The first week of October, word started passing around town: the color was coming. A woman in my exercise class said “You better go this weekend if you want to see the peak.” Thinking to beat the crowds (we didn’t) we headed up the mountain Friday.


The Aspen Vista trail is a relatively gentle one. At least at the bottom, it is more of a fire road than mountain trail. All in, the loop is seven miles, and it’s high. It starts a little above 10,000 feet and climbs to above 12,000. We discovered this the previous November—and also that beginning a hike above 10,000 feet is probably not the best idea for flat landers. On our second day in Santa Fe, our pitiful Bay Area lungs proved unequal to the job. Our ambitious seven-mile loop became a quarter-mile gasp, and an almost instant cave-in for lunch on a log.


This October morning, the trailhead lot was full and we parked with many others along the road. An official trail race had kicked off about a half hour before; something like 12 miles for serious mountain runners. The place was crowded, the air was festive, and there was a riot of color all around. Broad stands of aspens—clones—were everywhere. It was like climbing inside one of those yellow highlighters you used in college to study a textbook. We started up the trail; about a mile up we crossed over the north fork of Little Tesuque Creek. Around every bend, the vistas got more dramatic. More trees, more intensity, more electric yellow.

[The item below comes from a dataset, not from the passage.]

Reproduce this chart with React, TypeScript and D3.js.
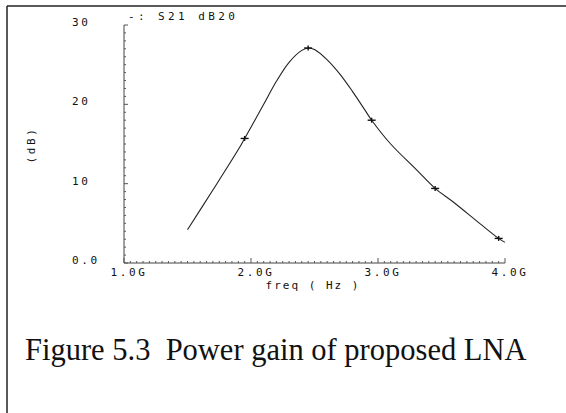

I start snapping pictures, obsessively. It was like the reaction I have to sunsets. I can’t stop photographing those, either. Like somehow, having caught an incredible shot; colors that are unbelievable; the next one might be even better. Remember when film cost something? When every new picture added to the expense?


When you had to be disciplined about it? No more. Shoot away! I snap, getting that satisfying, electronic little swoosh-click that the iPhone makes. I look to see what I’ve got. I swoosh-click again. I look again. I swoosh-click and look and swoosh-click and look.


And then I think: what are you doing?


Are you living this moment, or recording it? Do you need 100 shots, or do you need this experience, right here, right now?


I put the phone away.


It wasn’t easy. Around the next bend was a view more incredible than the last. My fingers itched to pull out the phone. I resisted the siren call of the swoosh-click. I tried instead to let my eyes see, my brain fire. I let the place wash over me—the smell of the mountains; the warmth of the sun, the sound of the shimmering leaves and the murmuring creek. As the Japanese do, I forest-bathed—shinrin-yoku. I breathed, centered, focused. I tried to trust that my senses right now would beat having 100 photos later.


There’s a Toni Morrison poem about this: "At some point in life the world's beauty becomes enough. You don't need to photograph, paint or even remember it. It is enough."


Where is that point, when the beauty is enough? I'm not sure I know. But, I trust. And I put the phone away.